- Promotional movie poster
- Directed by: Chris Rock
- Screenplay by: Louis C.K. Chris Rock
- Based on: Love in the Afternoon by Éric Rohmer
- Produced by: Chris Rock Lisa Stewart
- Starring: Chris Rock Kerry Washington Gina Torres Steve Buscemi
- Cinematography: William Rexer
- Edited by: Wendy Greene Bricmont
- Music by: Marcus Miller
- Production companies: UTV Motion Pictures Zahrlo Productions Chris Rock Productions
- Distributed by: Fox Searchlight Pictures
- Release dates: March 7, 2007 (Los Angeles); March 16, 2007 (United States);
- Running time: 93 minutes
- Country: United States
- Language: English
- Budget: $11–14 million
- Box office: $13.8 million

= I Think I Love My Wife =

2007 film by Chris Rock

I Think I Love My Wife is a 2007 American romantic comedy film starring Chris Rock, Kerry Washington and Gina Torres. Rock co-wrote the film with Louis C.K. and also directed and produced it. It is a remake of the 1972 French film Love in the Afternoon by Éric Rohmer. The film was released by Fox Searchlight Pictures on March 16, 2007, and received generally negative reviews from critics while grossing $13.8 million against an $11–14 million budget.

==Plot==
Richard Cooper is a happily married and successful man. He is content with his home life in suburban New York with his lovely wife Brenda, a teacher, and his two young children Kelly & Brian. There is one problem in his marriage: their sex life has stagnated, leaving Richard frustrated and sex-starved. While at work, he occasionally fantasizes about other women, but never acts upon his impulses.

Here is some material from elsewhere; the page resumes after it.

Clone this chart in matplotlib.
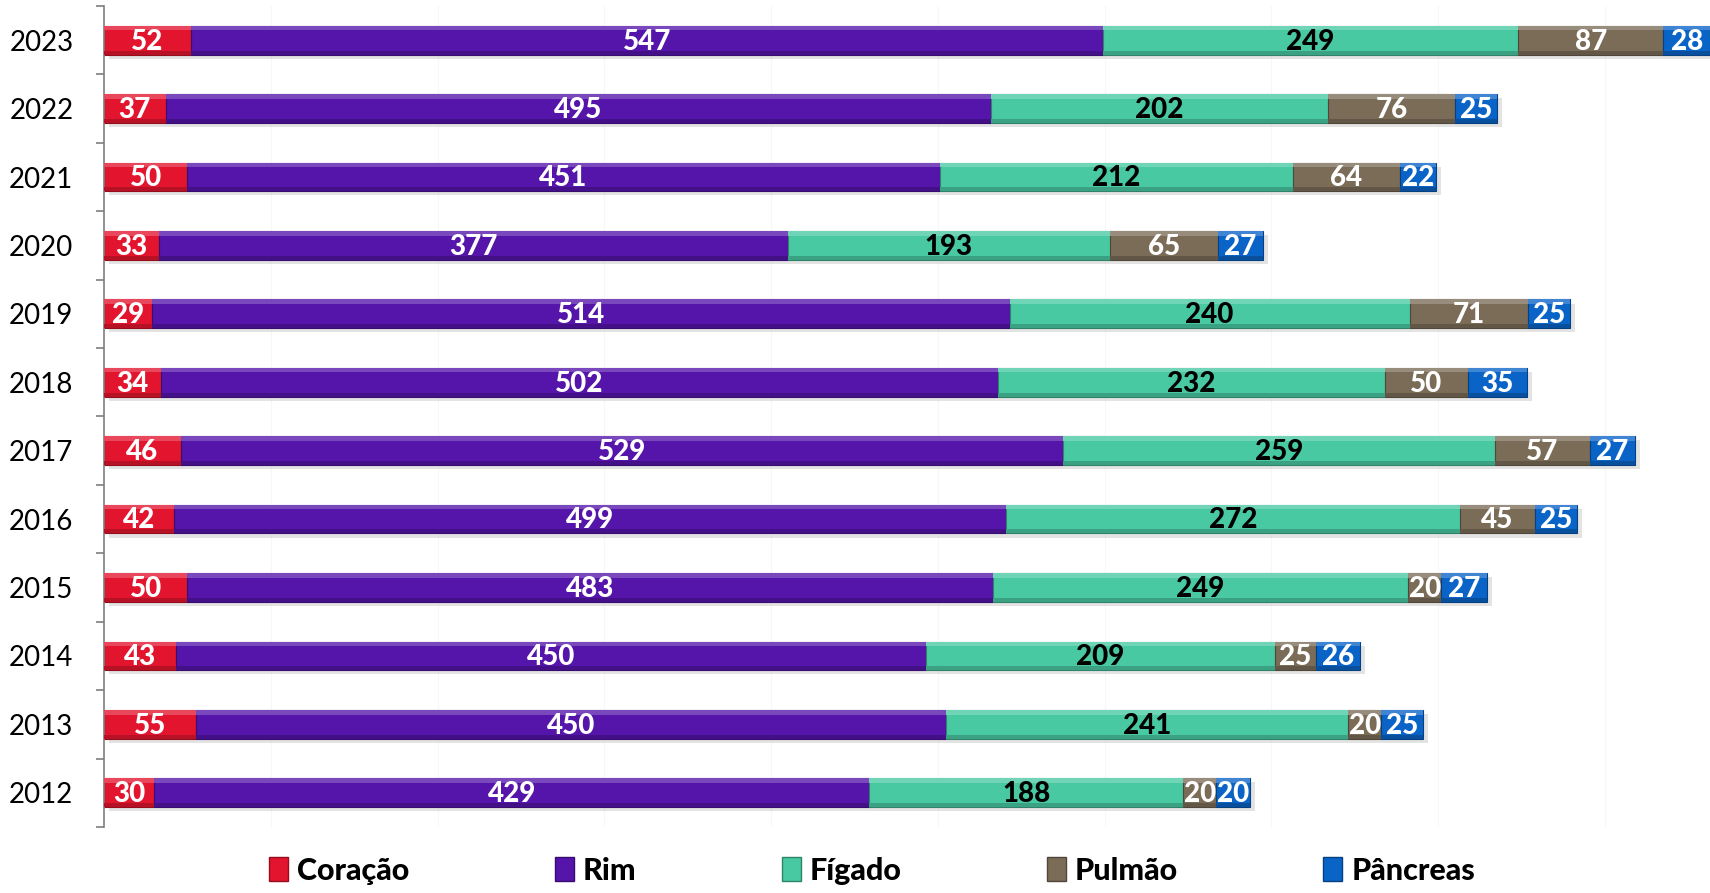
import numpy as np
import matplotlib.pyplot as plt
import matplotlib.colors as mcolors
from matplotlib.patches import Rectangle

plt.rcParams['font.family'] = ['Lato', 'DejaVu Sans']

# Data
years = ["2012", "2013", "2014", "2015", "2016", "2017",
         "2018", "2019", "2020", "2021", "2022", "2023"]
coracao = [30, 55, 43, 50, 42, 46, 34, 29, 33, 50, 37, 52]
rim = [429, 450, 450, 483, 499, 529, 502, 514, 377, 451, 495, 547]
figado = [188, 241, 209, 249, 272, 259, 232, 240, 193, 212, 202, 249]
pulmao = [20, 20, 25, 20, 45, 57, 50, 71, 65, 64, 76, 87]
pancreas = [20, 25, 26, 27, 25, 27, 35, 25, 27, 22, 25, 28]

series = [
    ("Coração", coracao, "#E3152E", "white"),
    ("Rim", rim, "#5514AA", "white"),
    ("Fígado", figado, "#48C9A2", "black"),
    ("Pulmão", pulmao, "#7B6C58", "white"),
    ("Pâncreas", pancreas, "#0A63C6", "white"),
]


def shade(color, f):
    r, g, b = mcolors.to_rgb(color)
    if f > 0:
        return (r + (1 - r) * f, g + (1 - g) * f, b + (1 - b) * f)
    return (r * (1 + f), g * (1 + f), b * (1 + f))


fig = plt.figure(figsize=(17.1, 8.93), dpi=100)
ax = fig.add_axes([0.0608, 0.074, 0.9392, 0.9193])

y = np.arange(len(years))
h = 0.42
left = np.zeros(len(years))

# soft shadow under each full bar
totals = np.sum([s[1] for s in series], axis=0)
for yi, t in zip(y, totals):
    ax.add_patch(Rectangle((3, yi - h / 2 - 0.06), t, h, color="#b0b0b0",
                           alpha=0.35, lw=0, zorder=1))

for name, vals, col, tcol in series:
    vals = np.array(vals)
    ax.barh(y, vals, height=h, left=left, color=col,
            edgecolor=shade(col, -0.35), linewidth=0.8, zorder=2)
    # bevel: light top band, dark bottom band
    ax.barh(y + h / 2 - h * 0.08, vals, height=h * 0.16, left=left,
            color=shade(col, 0.22), linewidth=0, zorder=3)
    ax.barh(y - h / 2 + h * 0.07, vals, height=h * 0.14, left=left,
            color=shade(col, -0.2), linewidth=0, zorder=3)
    for yi, l, v in zip(y, left, vals):
        ax.text(l + v / 2, yi - 0.02, str(v), ha="center", va="center",
                color=tcol, fontsize=20, fontweight="black", zorder=5)
    left = left + vals

ax.set_xlim(0, totals.max())
ax.set_ylim(-0.5, len(years) - 0.5)

ax.set_xticks(np.arange(100, 1000, 100))
ax.xaxis.grid(True, color="#f7f7f7", lw=0.8, zorder=0)
ax.set_axisbelow(True)
ax.tick_params(axis="x", length=0, labelbottom=False)

ax.set_yticks(y)
ax.set_yticklabels(years, fontsize=20)
ax.set_yticks(np.arange(-0.5, len(years), 1), minor=True)
ax.tick_params(axis="y", which="major", length=0, pad=22)
ax.tick_params(axis="y", which="minor", length=6, width=1.2,
               color="#7f7f7f", direction="out")

for s in ["top", "right", "bottom"]:
    ax.spines[s].set_visible(False)
ax.spines["left"].set_color("#7f7f7f")
ax.spines["left"].set_linewidth(1.2)

handles = [Rectangle((0, 0), 1, 1, facecolor=c, edgecolor=shade(c, -0.35))
           for _, _, c, _ in series]
fig.legend(handles, [s[0] for s in series], loc="center",
           bbox_to_anchor=(0.51, 0.025), ncol=5, frameon=False,
           prop={"size": 22, "weight": "black"}, handlelength=0.62,
           handleheight=0.85, handletextpad=0.3, columnspacing=4.75)

plt.savefig("out.png", dpi=100)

An encounter with an attractive old friend, Nikki Tru, suddenly casts doubt over his typically resilient self-control. At first she claims to just want to be his friend, but she begins to show up consistently at his Manhattan financial office just to talk or have lunch, which causes his boss, secretaries, and peers to view him with varying degrees of contempt. When Nikki begins to deliberately seduce Richard, he does not know what to do. Against his better judgment, he flies with her out of town for one day on an errand, where he is beaten by her boyfriend. On the way home, Nikki kisses Richard who stops it quickly.

Returning to New York, he returns too late to make a sales presentation at an important business meeting, causing the loss of a lucrative contract and almost his job in the process. Richard reluctantly pursues Nikki still, but when tensions are deep with a suspicious Brenda, he breaks things off with her. Things slowly improve in Richard's usual routine and love life. Months later, Nikki shows up at his office unannounced. Having lunch, Richard learns that she is currently engaged to another successful man, and of her realization that she's getting older. Nikki later admits she's not in love with him and that she refuses to settle. Telling Richard that the two of them would be very happy together, he says regardless of his desires, his life isn't about what he wants.

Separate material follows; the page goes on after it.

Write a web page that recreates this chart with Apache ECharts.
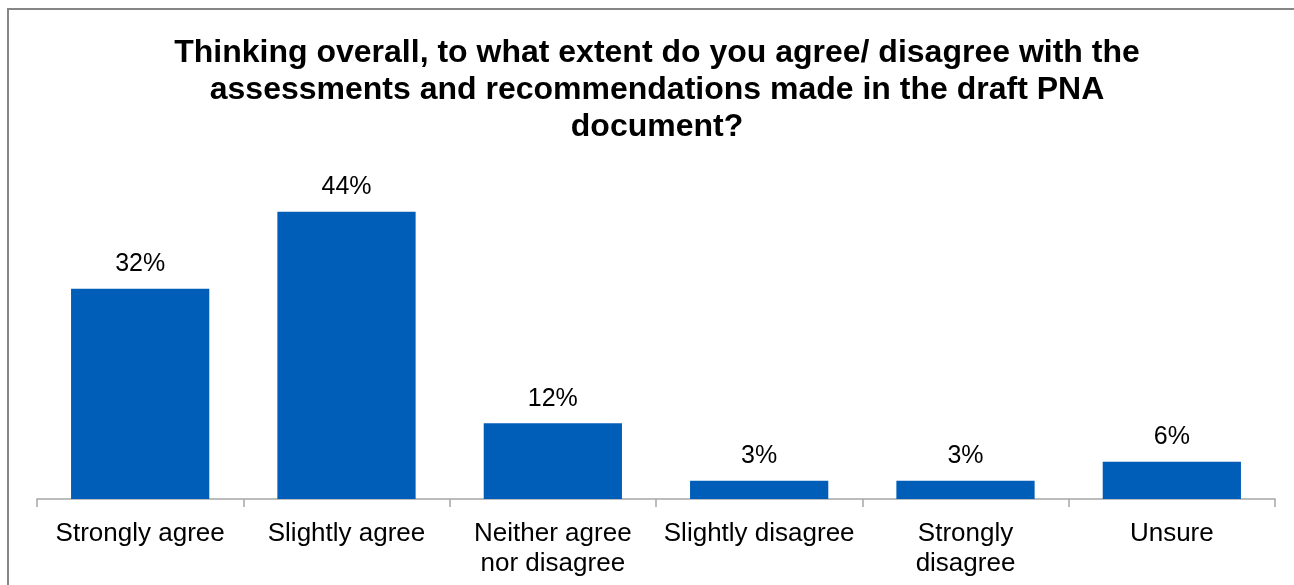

Hearing this, Nikki says she and her fiancé are set to move to Los Angeles, with Nikki asking Richard to come to her apartment later to say a "proper goodbye". The morning of, he is conflicted. When he gets to Nikki's apartment, he finds her in her underwear in her bathroom. In the moments before Richard is about to consummate his attraction to Nikki, he realizes how grave the loss of his wife and children would be, so he walks out on Nikki, musing that you can't choose who you love in life, but you can choose how you love. Richard returns home, surprising his wife, and they begin to rebuild a genuine rapport, with the possibility of good things to come.

==Production==
Charles Stone III was slated to direct but dropped out.

==Reception==
Rotten Tomatoes reported an approval rating of 19% based on 116 reviews, with an average rating of 4.8/10. The website's critics consensus reads: "Chris Rock's comedic instincts are muted and the female characters are unsatisfactorily drawn in this uneven sex farce/domestic drama mashup." Metacritic assigned the film a weighted average score of 49 out 100 based on 30 critics, indicating "mixed or average" reviews.

=== Box office ===
The film grossed $5 million on its opening weekend, finishing #5. The film grossed a worldwide total of $13.6 million.

===Home media===
The DVD was released on August 7, 2007, selling 214,778 units in the first week. At an aggregate, 863,437 units were sold which translated to revenue of $13.5 million.